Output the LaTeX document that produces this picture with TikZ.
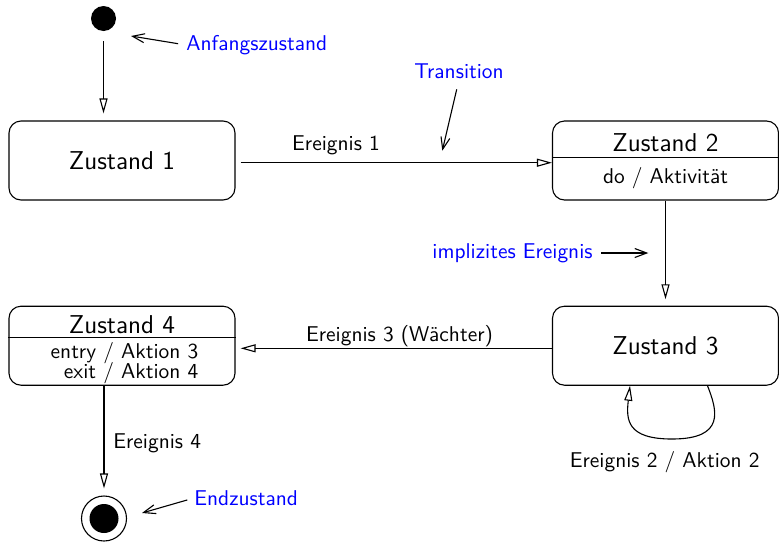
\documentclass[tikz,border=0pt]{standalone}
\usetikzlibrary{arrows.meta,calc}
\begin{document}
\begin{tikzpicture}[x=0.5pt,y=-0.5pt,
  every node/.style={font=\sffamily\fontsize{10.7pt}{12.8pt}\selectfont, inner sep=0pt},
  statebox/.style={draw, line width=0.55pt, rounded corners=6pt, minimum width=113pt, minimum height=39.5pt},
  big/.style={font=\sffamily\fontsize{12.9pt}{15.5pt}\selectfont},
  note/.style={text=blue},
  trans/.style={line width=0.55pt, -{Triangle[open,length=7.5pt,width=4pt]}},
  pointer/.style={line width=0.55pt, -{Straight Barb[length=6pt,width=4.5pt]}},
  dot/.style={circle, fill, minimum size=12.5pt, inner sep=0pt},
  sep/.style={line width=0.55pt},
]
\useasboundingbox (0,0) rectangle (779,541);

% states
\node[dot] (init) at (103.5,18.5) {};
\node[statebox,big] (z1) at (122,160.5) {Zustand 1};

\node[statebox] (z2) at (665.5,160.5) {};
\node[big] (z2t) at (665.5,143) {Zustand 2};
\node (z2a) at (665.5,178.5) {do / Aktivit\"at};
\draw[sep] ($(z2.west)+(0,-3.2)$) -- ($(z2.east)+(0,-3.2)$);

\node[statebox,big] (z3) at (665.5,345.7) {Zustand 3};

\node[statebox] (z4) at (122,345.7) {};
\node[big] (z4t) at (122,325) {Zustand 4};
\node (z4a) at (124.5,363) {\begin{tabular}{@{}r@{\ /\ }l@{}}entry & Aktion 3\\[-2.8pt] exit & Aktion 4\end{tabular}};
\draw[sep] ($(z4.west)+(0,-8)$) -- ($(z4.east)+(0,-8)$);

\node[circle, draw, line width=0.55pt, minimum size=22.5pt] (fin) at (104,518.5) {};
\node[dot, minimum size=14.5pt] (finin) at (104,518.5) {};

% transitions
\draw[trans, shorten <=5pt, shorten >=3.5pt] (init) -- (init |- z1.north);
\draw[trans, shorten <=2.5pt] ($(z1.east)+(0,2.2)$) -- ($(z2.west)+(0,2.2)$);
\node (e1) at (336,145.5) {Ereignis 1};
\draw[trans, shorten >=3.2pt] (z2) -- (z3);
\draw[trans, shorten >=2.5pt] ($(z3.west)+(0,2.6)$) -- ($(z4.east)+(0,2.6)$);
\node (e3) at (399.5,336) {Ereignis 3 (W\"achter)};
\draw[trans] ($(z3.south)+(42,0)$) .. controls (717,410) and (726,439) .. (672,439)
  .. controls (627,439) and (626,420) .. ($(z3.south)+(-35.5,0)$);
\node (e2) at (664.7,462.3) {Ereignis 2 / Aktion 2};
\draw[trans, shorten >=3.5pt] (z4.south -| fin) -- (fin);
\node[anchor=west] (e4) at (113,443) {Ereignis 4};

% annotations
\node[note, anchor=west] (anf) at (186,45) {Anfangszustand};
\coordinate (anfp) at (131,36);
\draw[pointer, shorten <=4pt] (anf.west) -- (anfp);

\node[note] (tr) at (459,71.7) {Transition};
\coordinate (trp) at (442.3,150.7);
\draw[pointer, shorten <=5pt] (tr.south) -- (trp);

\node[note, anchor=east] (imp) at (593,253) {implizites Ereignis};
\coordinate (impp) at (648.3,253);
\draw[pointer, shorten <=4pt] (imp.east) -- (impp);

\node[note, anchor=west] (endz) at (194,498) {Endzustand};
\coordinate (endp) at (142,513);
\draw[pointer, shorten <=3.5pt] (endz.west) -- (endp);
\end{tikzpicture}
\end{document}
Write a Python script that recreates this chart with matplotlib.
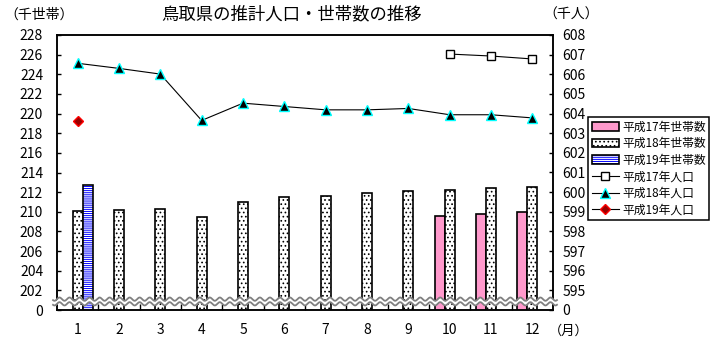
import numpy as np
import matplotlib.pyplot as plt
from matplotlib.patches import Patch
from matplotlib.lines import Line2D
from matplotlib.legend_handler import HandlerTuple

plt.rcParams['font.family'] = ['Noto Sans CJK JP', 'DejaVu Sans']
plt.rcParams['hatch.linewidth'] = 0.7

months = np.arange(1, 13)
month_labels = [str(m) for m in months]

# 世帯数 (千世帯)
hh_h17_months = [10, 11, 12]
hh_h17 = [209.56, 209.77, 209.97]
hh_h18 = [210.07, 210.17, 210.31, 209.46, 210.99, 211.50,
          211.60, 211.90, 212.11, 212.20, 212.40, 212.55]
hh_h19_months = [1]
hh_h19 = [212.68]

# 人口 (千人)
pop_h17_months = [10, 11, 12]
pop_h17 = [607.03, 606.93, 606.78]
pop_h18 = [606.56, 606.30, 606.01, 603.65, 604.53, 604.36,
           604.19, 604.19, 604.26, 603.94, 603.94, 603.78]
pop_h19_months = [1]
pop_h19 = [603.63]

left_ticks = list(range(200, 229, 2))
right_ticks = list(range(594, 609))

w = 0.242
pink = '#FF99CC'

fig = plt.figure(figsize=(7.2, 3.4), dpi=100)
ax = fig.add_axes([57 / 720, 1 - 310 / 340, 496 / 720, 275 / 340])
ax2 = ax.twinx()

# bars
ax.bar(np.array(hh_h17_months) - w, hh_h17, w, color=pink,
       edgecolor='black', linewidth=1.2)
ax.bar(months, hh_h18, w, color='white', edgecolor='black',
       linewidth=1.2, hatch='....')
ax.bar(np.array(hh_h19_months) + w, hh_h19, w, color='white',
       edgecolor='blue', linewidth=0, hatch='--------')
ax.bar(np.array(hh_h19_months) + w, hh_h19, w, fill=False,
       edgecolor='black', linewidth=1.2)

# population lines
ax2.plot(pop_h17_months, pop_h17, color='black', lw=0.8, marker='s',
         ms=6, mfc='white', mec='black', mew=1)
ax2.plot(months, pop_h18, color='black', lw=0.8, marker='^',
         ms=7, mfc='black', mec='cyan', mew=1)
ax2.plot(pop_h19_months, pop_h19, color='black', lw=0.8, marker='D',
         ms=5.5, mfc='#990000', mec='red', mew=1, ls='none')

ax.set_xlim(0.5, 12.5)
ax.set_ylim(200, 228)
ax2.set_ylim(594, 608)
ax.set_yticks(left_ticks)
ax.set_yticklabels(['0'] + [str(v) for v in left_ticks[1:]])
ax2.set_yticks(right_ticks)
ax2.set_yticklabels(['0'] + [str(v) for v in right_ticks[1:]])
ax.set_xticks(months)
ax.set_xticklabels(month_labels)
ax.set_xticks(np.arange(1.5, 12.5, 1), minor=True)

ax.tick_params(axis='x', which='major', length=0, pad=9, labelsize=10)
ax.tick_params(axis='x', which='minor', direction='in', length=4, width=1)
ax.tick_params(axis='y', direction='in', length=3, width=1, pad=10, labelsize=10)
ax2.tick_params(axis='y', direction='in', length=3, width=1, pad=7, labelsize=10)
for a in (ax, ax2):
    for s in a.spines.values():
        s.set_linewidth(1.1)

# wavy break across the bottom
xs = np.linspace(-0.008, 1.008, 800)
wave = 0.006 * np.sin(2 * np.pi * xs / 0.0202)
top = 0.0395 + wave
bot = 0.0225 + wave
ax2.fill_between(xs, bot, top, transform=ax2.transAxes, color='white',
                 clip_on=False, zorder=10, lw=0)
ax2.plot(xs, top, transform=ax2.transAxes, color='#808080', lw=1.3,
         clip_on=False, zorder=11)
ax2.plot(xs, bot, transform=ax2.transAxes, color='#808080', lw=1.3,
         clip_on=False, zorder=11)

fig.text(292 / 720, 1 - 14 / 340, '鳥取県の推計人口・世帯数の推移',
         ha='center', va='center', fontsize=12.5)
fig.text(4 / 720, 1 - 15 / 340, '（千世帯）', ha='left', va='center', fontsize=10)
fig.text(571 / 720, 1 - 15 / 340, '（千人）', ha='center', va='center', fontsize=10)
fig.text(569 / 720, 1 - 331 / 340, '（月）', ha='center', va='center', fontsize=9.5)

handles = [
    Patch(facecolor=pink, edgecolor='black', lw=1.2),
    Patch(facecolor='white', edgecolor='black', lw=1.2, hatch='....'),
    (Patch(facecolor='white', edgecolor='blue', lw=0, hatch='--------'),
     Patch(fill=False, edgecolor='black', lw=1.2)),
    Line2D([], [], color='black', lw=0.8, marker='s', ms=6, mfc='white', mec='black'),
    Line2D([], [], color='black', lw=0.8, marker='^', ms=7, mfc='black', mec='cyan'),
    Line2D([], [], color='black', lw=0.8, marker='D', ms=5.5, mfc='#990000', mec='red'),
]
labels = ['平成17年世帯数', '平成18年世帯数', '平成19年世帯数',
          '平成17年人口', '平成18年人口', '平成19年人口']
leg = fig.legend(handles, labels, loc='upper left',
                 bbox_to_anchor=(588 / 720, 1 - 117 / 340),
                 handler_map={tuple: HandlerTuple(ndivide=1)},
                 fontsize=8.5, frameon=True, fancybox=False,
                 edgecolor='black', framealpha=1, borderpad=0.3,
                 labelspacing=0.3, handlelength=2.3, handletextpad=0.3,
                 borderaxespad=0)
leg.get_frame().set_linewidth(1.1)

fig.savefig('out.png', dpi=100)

▶ What is needed:
Except for the pictures, write out exactly the lines from the line that contains "Write a Python" through the line that contains "from matplotlib.legend_handler import", including both.

▶ Finished task:
Write a Python script that recreates this chart with matplotlib.
import numpy as np
import matplotlib.pyplot as plt
from matplotlib.patches import Patch
from matplotlib.lines import Line2D
from matplotlib.legend_handler import HandlerTuple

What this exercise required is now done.